Это простое формообразование, таким образом, уничтожило в себе и объединило в спокойную индивидуальность непокой бесконечного разъединения – разъединения как в качестве природной стихии, которая необходима лишь как всеобщая сущность, а в своем наличном бытии и движении – случайна, так и в качестве народа, который, будучи рассеян на обособленные массы действования и на индивидуальные точки самосознания, обладает наличным бытием многообразных чувств и действий. Этому формообразованию, таким образом, противостоит момент не-покоя, – ему, сущности, противостоит самосознание, для которого, как месторождения этого формообразования, остается только одно – быть чистой деятельностью. То, что принадлежит субстанции, художник целиком сообщил своему произведению, себе же самому как определенной индивидуальности он в своем произведении не придал никакой действительности; он мог завершить его только благодаря тому, что он отрекся от своей особенности, освободился от телесности и поднялся до абстракции чистого действования. – В этом первом непосредственном творческом произведении разъединение произведения и обладающей самосознанием деятельности художника еще не воссоединено; произведение поэтому не есть для себя действительно одушевленное произведение, а оно есть целое только вместе со своим становлением. Общее (das Geineine) в художественном произведении – то, что оно рождено в сознании и сделано руками человека, – есть момент понятия, существующего как понятие, которое противостоит произведению. И если это понятие как художник или зритель достаточно бескорыстно, чтобы заявить, что одушевление художественному произведению присуще абсолютно, и чтобы забыть себя, действующего или созерцающего, то вопреки этому следует придерживаться такого понятия духа, которое не может обойтись без момента сознания себя самого. Но этот момент противостоит произведению, потому что дух в этом своем первом раздвоении сообщает обеим сторонам их абстрактные по отношению друг к другу определения действования и вещности, и их возвращение в единство, из которого они исходили, еще не осуществлено.

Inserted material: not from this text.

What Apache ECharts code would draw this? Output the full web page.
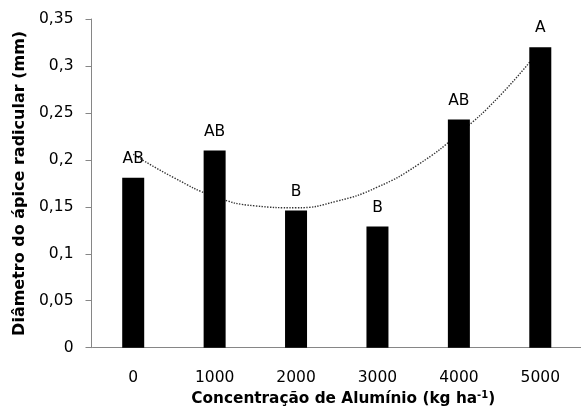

Таким образом, художник узнает на опыте по своему произведению, что он не создал равную себе сущность. Правда, от этого произведения до него обратно доходит сознание, что удивленная толпа почитает это произведение как дух, составляющий ее сущность. Но это одушевление, поскольку толпа отвечает художнику на его самосознание только удивлением, есть скорее, [со стороны этого одушевления] признание художнику в том, что оно ему не равно. Так как это самосознание обратно доходит до художника в виде радости вообще, то он не находит здесь мук своего образования и творчества, не находит напряжения своего труда. Как бы толпа ни оценивала произведение или какого бы рода жертвы ему ни приносила, сколько бы она ни вкладывала в него свое сознание, – если она со своей компетентностью ставит себя выше произведения, то художник знает, насколько его дело больше ее понимания и речей; если она ставит себя ниже его и узнает в нем свою господствующую над ними сущность, то он знает, что он – творец этой сущности.

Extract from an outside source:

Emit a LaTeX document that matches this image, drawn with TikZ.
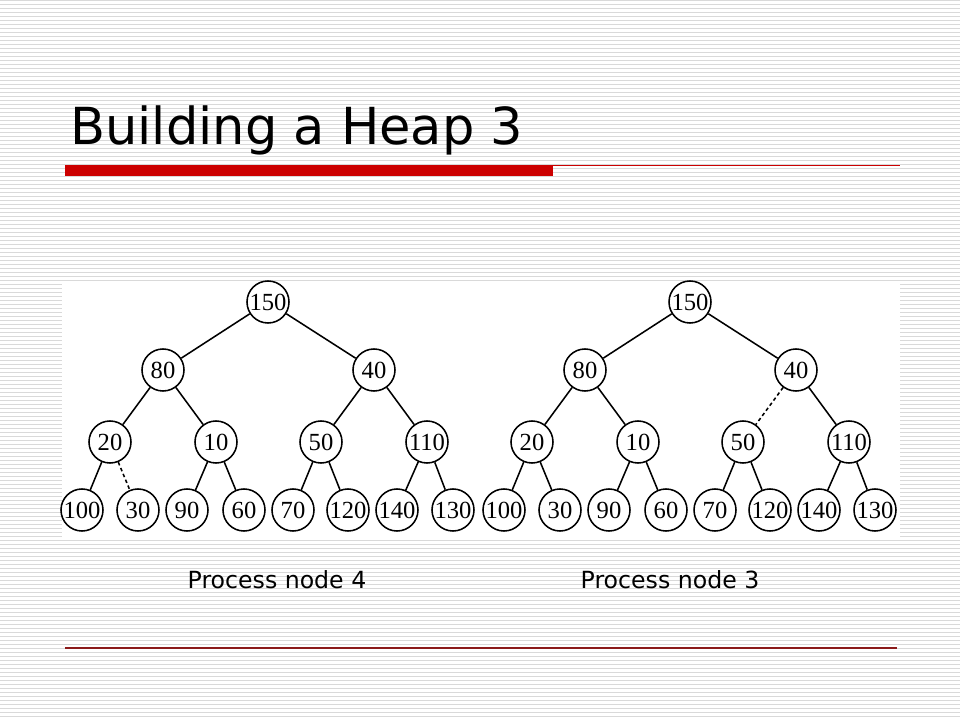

[ 2. Гимн. ] – Художественное произведение поэтому требует иной стихии своего наличного бытия, божество – иного происхождения, чем то, в котором оно ниспадает из глубины своего творческого ночного мрака в противоположное ему, во внешнюю выраженность, в определение вещи, лишенной самосознания. Этой более высокой стихией является язык, – наличное бытие, которое есть непосредственно обладающее самосознанием существование. Как единичное самосознание обладает наличным бытием в языке, точно так же оно непосредственно наличествует как всеобщее заражение; совершенное обособление для-себя-бытия есть в то же время текучесть и всем сообщаемое единство многих самостей; язык есть душа, существующая как душа. Таким образом, божество, которое имеет язык стихией своего формообразования, есть в самом себе одушевленное произведение искусства, заключающее непосредственно в своем наличном бытии чистую деятельность, которая противостояла ему, существовавшему в качестве вещи. Другими словами, самосознание в опредмечивании своей сущности остается непосредственно у себя. Будучи таким образом в своей сущности у себя, оно есть чистое мышление или благоговение, внутренняя сущность которого имеет в то же время наличное бытие в гимне. Гимн сохраняет внутри себя единичность самосознания, и в то же время это единичность, внимаемая, наличествует как всеобщая; благоговение, воспламенившееся во всех, есть духовный поток, который в многообразии самосознания сознает себя как равное действование всех и как простое бытие; дух как это всеобщее самосознание всех имеет свою чистую внутреннюю сущность точно так же в качестве бытия для других и в качестве для-себя-бытия отдельных лиц в одном единстве.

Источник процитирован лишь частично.